One of the earliest ecofeminist movements in India is the famous chipko movement in 1974. Dalit women in Andhra Pradesh’s Medak district started a similar initiative. Dr.Vandana Shiva is one of the leading ecofeminists in India and around the world, Shiva holds colonialism responsible for the “destruction of nature and women’s work”, and underlines how what might be considered development by many actually doesn’t benefit women and nature in the way that it “perpetuates domination and centralisation through patriarchal control”

IS ECO-FEMINISM RELEVANT IN THE CONTEMPORARAY WORLD?

Women involved in environmental justice issues and women representing minority cultures have worked to establish their own sense of eco-feminism, which includes local cultures and spirituality, a celebration of their roles as mothers and caregivers, and an acknowledgement of how Western colonization undermined those beliefs.

Women in tea plantations of Assam are doubly marginalized – firstly as isolated and unassimilated descendants of migrant laborers, and secondly as women.

The labor-intensive task of collecting tea is primarily performed by women. This is due to the belief that women’s hands are more suited to picking the delicate tea leaves for processing. Factory work, which is higher paid, has better facilities, and is considered to be more respectable and prestigious, is mostly done by males, despite the fact that women employees interviewed during the research stated that they are just as capable of undertaking industrial work as men.

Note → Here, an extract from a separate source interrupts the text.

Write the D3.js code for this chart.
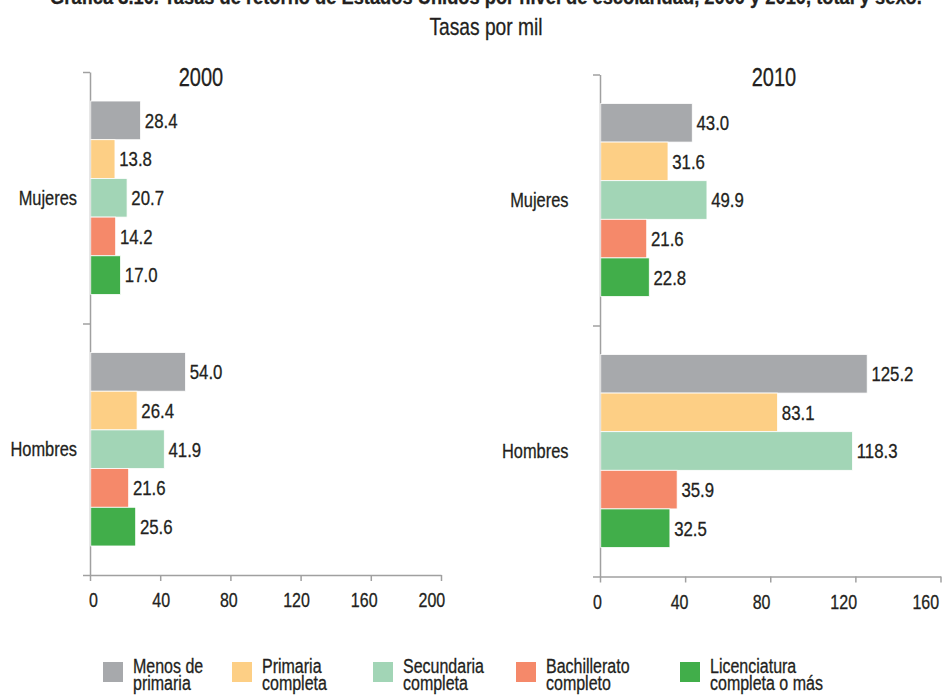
<!DOCTYPE html>
<html>
<head>
<meta charset="utf-8">
<script src="https://cdn.jsdelivr.net/npm/d3@7"></script>
<style>
  html, body { margin: 0; padding: 0; background: #fff; }
  svg { display: block; font-family: "Liberation Sans", Arial, sans-serif; }
  svg text { fill: #231f20; stroke: #231f20; stroke-width: 0.3px; }
  .axis path, .axis line { stroke: #a0a0a0; stroke-width: 1.5; }
  .axis text { font-size: 20px; }
</style>
</head>
<body>
<svg id="chart" width="944" height="696"></svg>
<script>
// Return rates by schooling level (per thousand), United States
const categories = ["Mujeres", "Hombres"];
const series = ["Menos de primaria", "Primaria completa", "Secundaria completa", "Bachillerato completo", "Licenciatura completa o más"];
const seriesLines = [["Menos de", "primaria"], ["Primaria", "completa"], ["Secundaria", "completa"], ["Bachillerato", "completo"], ["Licenciatura", "completa o más"]];
const colors = ["#a7a9ac", "#fdcf85", "#a2d5b6", "#f5896a", "#41ae4a"];

const mujeres2000 = [28.4, 13.8, 20.7, 14.2, 17.0];
const hombres2000 = [54.0, 26.4, 41.9, 21.6, 25.6];
const mujeres2010 = [43.0, 31.6, 49.9, 21.6, 22.8];
const hombres2010 = [125.2, 83.1, 118.3, 35.9, 32.5];

const ticks2000 = [0, 40, 80, 120, 160, 200];
const ticks2010 = [0, 40, 80, 120, 160];

const NARROW = 0.8; // horizontal squeeze giving a condensed face

const svg = d3.select("#chart");
const fmt = d3.format(".1f");

// Title
const title = svg.append("g").attr("text-anchor", "middle");
title.append("text").attr("x", 486).attr("y", 4)
  .attr("font-size", 20).attr("font-weight", "bold")
  .attr("data-squeeze", 0.915)
  .text("Gráfica 3.10. Tasas de retorno de Estados Unidos por nivel de escolaridad, 2000 y 2010, total y sexo.");
title.append("text").attr("x", 486).attr("y", 35)
  .attr("font-size", 24)
  .text("Tasas por mil");

const panels = [
  { year: "2000", values: [mujeres2000, hombres2000], ticks: ticks2000,
    x: [90, 441], y: [72, 575], titleX: 201, labelX: 77, tickShift: 3 },
  { year: "2010", values: [mujeres2010, hombres2010], ticks: ticks2010,
    x: [600, 940.5], y: [74.5, 576.5], titleX: 774, labelX: 568.5, tickShift: -3 }
];

panels.forEach(p => {
  const g = svg.append("g");
  const x = d3.scaleLinear().domain([0, d3.max(p.ticks)]).range(p.x);
  const y0 = d3.scaleBand().domain(categories).range(p.y).padding(0);
  const y1 = d3.scaleBand().domain(series).range([0, y0.bandwidth()])
    .paddingInner(0).paddingOuter(0.75);

  // category boundary ticks on the vertical axis
  const yEdge = d3.scaleLinear().domain([0, categories.length]).range(p.y);
  g.append("g").attr("class", "axis")
    .attr("transform", `translate(${p.x[0]},0)`)
    .call(d3.axisLeft(yEdge).tickValues(d3.range(categories.length + 1))
      .tickFormat("").tickSize(7).tickSizeOuter(0));

  const xAxis = g.append("g").attr("class", "axis")
    .attr("transform", `translate(0,${p.y[1]})`)
    .call(d3.axisBottom(x).tickValues(p.ticks).tickFormat(d3.format("d"))
      .tickSize(6).tickSizeOuter(0).tickPadding(12));
  // tick labels sit on a slightly tighter spacing than the ticks themselves
  xAxis.selectAll(".tick text")
    .attr("x", d => p.tickShift - 0.036 * (x(d) - x(0)));

  categories.forEach((c, ci) => {
    const grp = g.append("g").attr("transform", `translate(0,${y0(c)})`);
    const vals = p.values[ci];
    grp.selectAll("rect").data(vals).join("rect")
      .attr("x", x(0) + 0.75)
      .attr("y", (d, i) => y1(series[i]))
      .attr("width", d => x(d) - x(0))
      .attr("height", y1.bandwidth())
      .attr("fill", (d, i) => colors[i])
      .attr("stroke", "#fff").attr("stroke-width", 0.8);
    grp.selectAll("text.val").data(vals).join("text")
      .attr("class", "val")
      .attr("x", d => x(d) + 5)
      .attr("y", (d, i) => y1(series[i]) + y1.bandwidth() / 2)
      .attr("dy", "0.35em")
      .attr("font-size", 21)
      .text(d => fmt(d));
  });

  g.selectAll("text.cat").data(categories).join("text")
    .attr("class", "cat")
    .attr("x", p.labelX)
    .attr("y", d => y0(d) + y0.bandwidth() / 2)
    .attr("dy", "0.35em")
    .attr("text-anchor", "end")
    .attr("font-size", 20.5)
    .text(d => d);

  g.append("text").attr("x", p.titleX).attr("y", 86)
    .attr("text-anchor", "middle").attr("font-size", 25)
    .text(p.year);
});

// Legend
const legendX = [103, 232, 373, 516, 680];
const legend = svg.append("g");
series.forEach((s, i) => {
  const item = legend.append("g").attr("transform", `translate(${legendX[i]},662)`);
  item.append("rect").attr("width", 20).attr("height", 20).attr("fill", colors[i]);
  item.append("text").attr("x", 30).attr("y", 11).attr("font-size", 20)
    .selectAll("tspan").data(seriesLines[i]).join("tspan")
    .attr("x", 30).attr("dy", (d, j) => j === 0 ? 0 : 17)
    .text(d => d);
});

// Condense every label horizontally around its own anchor point
svg.selectAll("text").each(function () {
  const ax = +this.getAttribute("x") || 0;
  const k = +this.getAttribute("data-squeeze") || NARROW;
  d3.select(this).attr("transform",
    `translate(${ax},0) scale(${k},1) translate(${-ax},0)`);
});
</script>
</body>
</html>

CRITICISM OF ECO-FEMINISM :

The most common objection leveled to ecofeminism is based on the concept of essentialism, or “the view that objects have fixed qualities.” Some argue that comparing women with nature promotes the gender standards dichotomy that feminism aimed to eliminate.

Janet Biehl, a social ecologist and feminist, has criticised ecofeminism for focusing too much on a mystical link between women and environment and not enough on women’s real situations. She has also said that ecofeminism is an anti-progressive movement for women, rather than a forward-thinking idea.